Sin embargo, desde el punto de vista del rebaño, y no del pastor, es difícil evitar la impresión de que para la inmensa mayoría de los animales domésticos la revolución agrícola fue una catástrofe terrible. Su «éxito» evolutivo carece de importancia. Un rinoceronte salvaje que se halle al borde de la extinción está probablemente más satisfecho que un ternero que pasa su corta vida dentro de una caja minúscula, y que es engordado para producir jugosos bistecs. El satisfecho rinoceronte no está menos contento por ser uno de los últimos ejemplares de su especie. El éxito numérico de la especie del ternero es un pobre consuelo para el sufrimiento que el individuo soporta (véase la figura 12).

FIGURA 12. Una ternera moderna en una granja industrial de carne. Inmediatamente después de nacer, la ternera es separada de su madre y encerrada en una minúscula jaula, no mucho mayor que su propio cuerpo, donde pasará toda su vida: unos cuatro meses por término medio. Nunca abandona su jaula, ni se le permite jugar con otras terneras y ni siquiera andar, y todo para que sus músculos no se fortalezcan. Unos músculos blandos significan un bistec blando y jugoso. La primera vez que la ternera tiene ocasión de andar, estirar sus músculos y tocar a otras terneras es en su camino al matadero. En términos evolutivos, el ganado vacuno representa una de las especies animales con más éxito que haya existido nunca. Al mismo tiempo, figuran entre los animales más desgraciados del planeta.

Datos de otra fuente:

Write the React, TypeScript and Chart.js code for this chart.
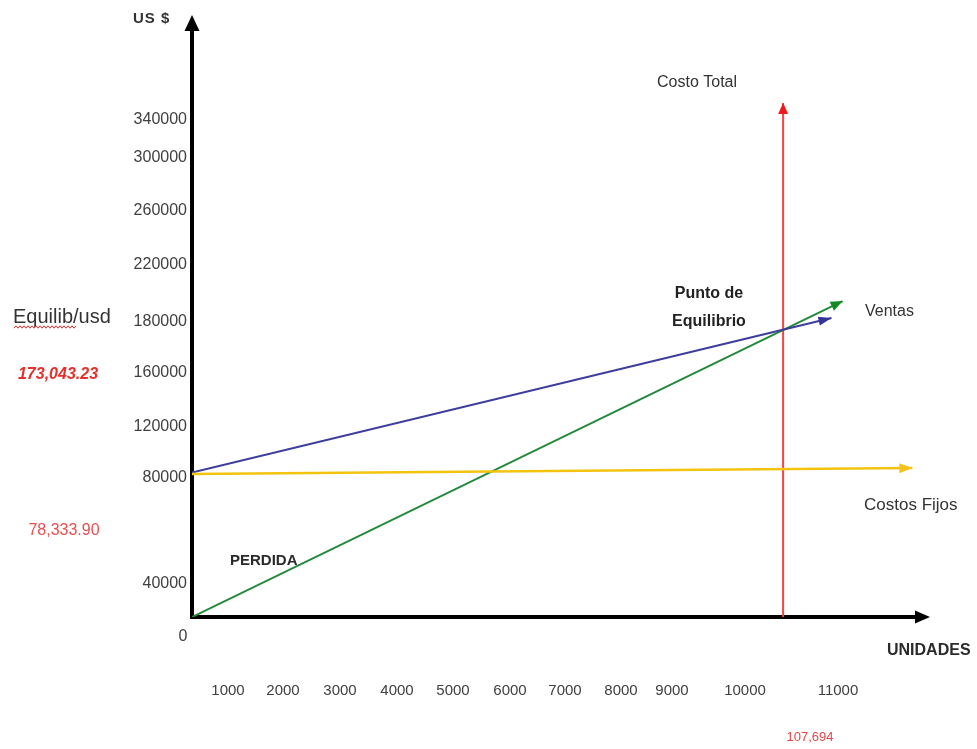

Esta discrepancia entre éxito evolutivo y sufrimiento individual es quizá la lección más importante que podemos extraer de la revolución agrícola. Cuando estudiamos la historia de plantas como el trigo y el maíz, quizá la perspectiva puramente evolutiva tiene sentido. Pero en el caso de animales como los bóvidos, las ovejas y los sapiens, cada uno de ellos con un complejo mundo de sensaciones y emociones, hemos de considerar de qué manera el éxito evolutivo se traduce en experiencia individual. En los capítulos que siguen veremos, una y otra vez, que un aumento espectacular en el poder colectivo y en el éxito ostensible de nuestra especie iba acompañado de un gran sufrimiento individual.